## DIRECTION
Could the lines from the start of the data through the line with "fig = plt.figure(figsize=(W" be set down exactly, with no pictures among them?

## DATASET EXCERPT

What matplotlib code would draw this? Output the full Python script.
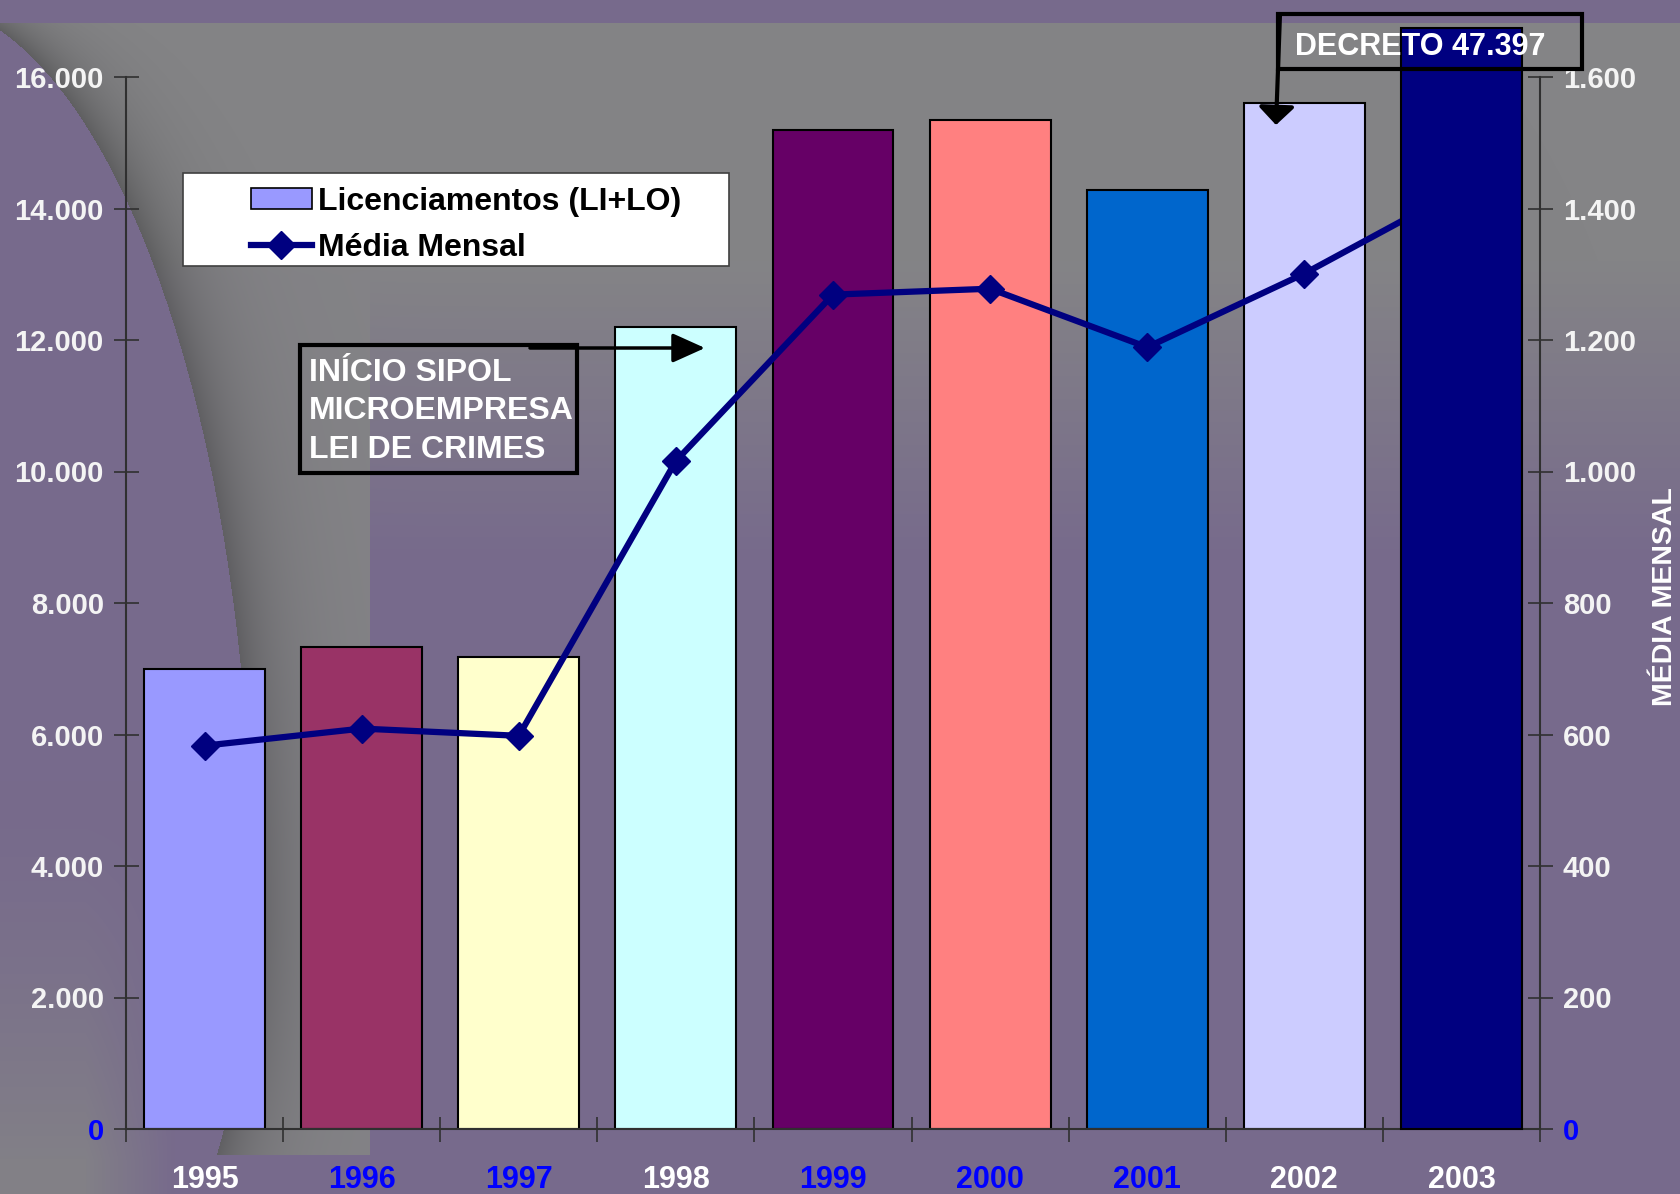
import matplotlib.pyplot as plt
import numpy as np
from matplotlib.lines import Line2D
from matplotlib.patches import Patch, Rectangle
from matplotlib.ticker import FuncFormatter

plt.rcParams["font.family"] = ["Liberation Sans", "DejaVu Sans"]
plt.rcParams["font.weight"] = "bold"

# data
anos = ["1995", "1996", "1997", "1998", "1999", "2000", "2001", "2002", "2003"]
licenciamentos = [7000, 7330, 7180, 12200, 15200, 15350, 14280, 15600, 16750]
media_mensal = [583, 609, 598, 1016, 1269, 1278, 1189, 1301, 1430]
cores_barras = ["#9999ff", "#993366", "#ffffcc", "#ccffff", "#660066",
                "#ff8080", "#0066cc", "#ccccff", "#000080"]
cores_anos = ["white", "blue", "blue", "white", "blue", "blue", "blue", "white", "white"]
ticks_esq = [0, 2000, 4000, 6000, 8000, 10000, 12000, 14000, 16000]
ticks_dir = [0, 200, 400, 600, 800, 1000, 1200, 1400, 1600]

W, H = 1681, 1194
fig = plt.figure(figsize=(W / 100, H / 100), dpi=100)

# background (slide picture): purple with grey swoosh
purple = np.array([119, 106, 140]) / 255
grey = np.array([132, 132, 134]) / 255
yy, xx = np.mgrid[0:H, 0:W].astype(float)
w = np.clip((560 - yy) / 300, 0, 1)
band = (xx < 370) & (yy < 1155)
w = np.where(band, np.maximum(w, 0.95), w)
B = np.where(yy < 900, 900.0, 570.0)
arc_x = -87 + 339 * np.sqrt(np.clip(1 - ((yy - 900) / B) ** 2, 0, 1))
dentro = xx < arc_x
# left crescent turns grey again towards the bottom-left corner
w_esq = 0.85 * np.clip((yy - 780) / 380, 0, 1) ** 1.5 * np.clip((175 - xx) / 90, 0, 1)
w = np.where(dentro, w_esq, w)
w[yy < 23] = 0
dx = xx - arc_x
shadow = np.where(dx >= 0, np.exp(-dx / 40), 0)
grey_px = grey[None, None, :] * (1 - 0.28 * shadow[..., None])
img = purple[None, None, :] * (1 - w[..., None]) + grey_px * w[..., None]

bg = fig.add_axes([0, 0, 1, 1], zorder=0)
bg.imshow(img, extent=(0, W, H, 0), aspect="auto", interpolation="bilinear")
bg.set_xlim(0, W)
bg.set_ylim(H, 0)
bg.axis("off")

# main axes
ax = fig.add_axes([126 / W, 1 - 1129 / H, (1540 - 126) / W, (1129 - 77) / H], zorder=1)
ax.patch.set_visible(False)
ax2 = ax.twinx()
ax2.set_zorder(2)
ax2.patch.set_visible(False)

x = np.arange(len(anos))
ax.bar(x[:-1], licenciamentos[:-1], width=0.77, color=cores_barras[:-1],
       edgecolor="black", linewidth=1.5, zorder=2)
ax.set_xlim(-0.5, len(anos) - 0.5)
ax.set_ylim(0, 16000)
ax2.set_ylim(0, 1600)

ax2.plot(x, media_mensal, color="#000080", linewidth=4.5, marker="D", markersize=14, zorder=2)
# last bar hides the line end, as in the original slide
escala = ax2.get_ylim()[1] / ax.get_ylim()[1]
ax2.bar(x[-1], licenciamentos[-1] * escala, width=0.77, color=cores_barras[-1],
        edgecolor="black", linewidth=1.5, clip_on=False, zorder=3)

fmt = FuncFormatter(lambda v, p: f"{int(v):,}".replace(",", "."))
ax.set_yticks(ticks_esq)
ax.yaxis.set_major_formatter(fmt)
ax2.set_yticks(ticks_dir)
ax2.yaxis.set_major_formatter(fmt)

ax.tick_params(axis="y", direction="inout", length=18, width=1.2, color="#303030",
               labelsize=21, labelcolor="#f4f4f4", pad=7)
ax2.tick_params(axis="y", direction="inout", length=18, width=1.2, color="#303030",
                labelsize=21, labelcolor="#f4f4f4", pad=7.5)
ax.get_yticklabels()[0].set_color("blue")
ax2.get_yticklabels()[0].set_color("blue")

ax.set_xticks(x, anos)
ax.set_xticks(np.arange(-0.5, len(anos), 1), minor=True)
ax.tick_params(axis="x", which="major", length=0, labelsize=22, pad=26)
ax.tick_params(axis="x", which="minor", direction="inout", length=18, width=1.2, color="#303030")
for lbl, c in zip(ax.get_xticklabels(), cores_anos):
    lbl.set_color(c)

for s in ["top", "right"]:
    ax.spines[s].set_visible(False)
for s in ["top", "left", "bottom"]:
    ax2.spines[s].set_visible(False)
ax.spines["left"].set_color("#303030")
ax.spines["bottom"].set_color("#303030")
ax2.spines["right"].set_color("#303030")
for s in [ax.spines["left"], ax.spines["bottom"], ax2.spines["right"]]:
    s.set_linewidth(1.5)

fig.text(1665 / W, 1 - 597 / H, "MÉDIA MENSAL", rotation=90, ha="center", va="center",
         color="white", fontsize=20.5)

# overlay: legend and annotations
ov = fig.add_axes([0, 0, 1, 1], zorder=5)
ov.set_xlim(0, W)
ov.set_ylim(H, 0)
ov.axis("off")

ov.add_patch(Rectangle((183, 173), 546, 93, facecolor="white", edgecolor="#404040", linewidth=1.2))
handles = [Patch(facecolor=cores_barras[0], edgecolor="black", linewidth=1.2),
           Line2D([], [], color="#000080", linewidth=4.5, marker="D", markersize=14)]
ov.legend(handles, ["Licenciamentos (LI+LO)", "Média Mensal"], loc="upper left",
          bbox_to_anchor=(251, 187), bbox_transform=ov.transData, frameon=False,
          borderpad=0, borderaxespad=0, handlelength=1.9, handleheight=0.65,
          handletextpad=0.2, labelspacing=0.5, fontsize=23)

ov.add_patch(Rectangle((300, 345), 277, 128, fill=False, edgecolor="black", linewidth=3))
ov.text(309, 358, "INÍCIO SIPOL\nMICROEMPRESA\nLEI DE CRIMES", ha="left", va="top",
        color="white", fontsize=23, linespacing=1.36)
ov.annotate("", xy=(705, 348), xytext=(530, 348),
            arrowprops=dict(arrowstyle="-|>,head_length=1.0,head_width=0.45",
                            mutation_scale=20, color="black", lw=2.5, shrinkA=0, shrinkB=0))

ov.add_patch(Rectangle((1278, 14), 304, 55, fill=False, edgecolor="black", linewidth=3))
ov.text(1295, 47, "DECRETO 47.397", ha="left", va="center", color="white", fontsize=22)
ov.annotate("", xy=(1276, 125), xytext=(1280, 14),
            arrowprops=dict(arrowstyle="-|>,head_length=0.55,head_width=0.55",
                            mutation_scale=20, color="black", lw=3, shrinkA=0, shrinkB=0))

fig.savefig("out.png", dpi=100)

## EXERCISE SOLUTION
What matplotlib code would draw this? Output the full Python script.
import matplotlib.pyplot as plt
import numpy as np
from matplotlib.lines import Line2D
from matplotlib.patches import Patch, Rectangle
from matplotlib.ticker import FuncFormatter

plt.rcParams["font.family"] = ["Liberation Sans", "DejaVu Sans"]
plt.rcParams["font.weight"] = "bold"

# data
anos = ["1995", "1996", "1997", "1998", "1999", "2000", "2001", "2002", "2003"]
licenciamentos = [7000, 7330, 7180, 12200, 15200, 15350, 14280, 15600, 16750]
media_mensal = [583, 609, 598, 1016, 1269, 1278, 1189, 1301, 1430]
cores_barras = ["#9999ff", "#993366", "#ffffcc", "#ccffff", "#660066",
                "#ff8080", "#0066cc", "#ccccff", "#000080"]
cores_anos = ["white", "blue", "blue", "white", "blue", "blue", "blue", "white", "white"]
ticks_esq = [0, 2000, 4000, 6000, 8000, 10000, 12000, 14000, 16000]
ticks_dir = [0, 200, 400, 600, 800, 1000, 1200, 1400, 1600]

W, H = 1681, 1194
fig = plt.figure(figsize=(W / 100, H / 100), dpi=100)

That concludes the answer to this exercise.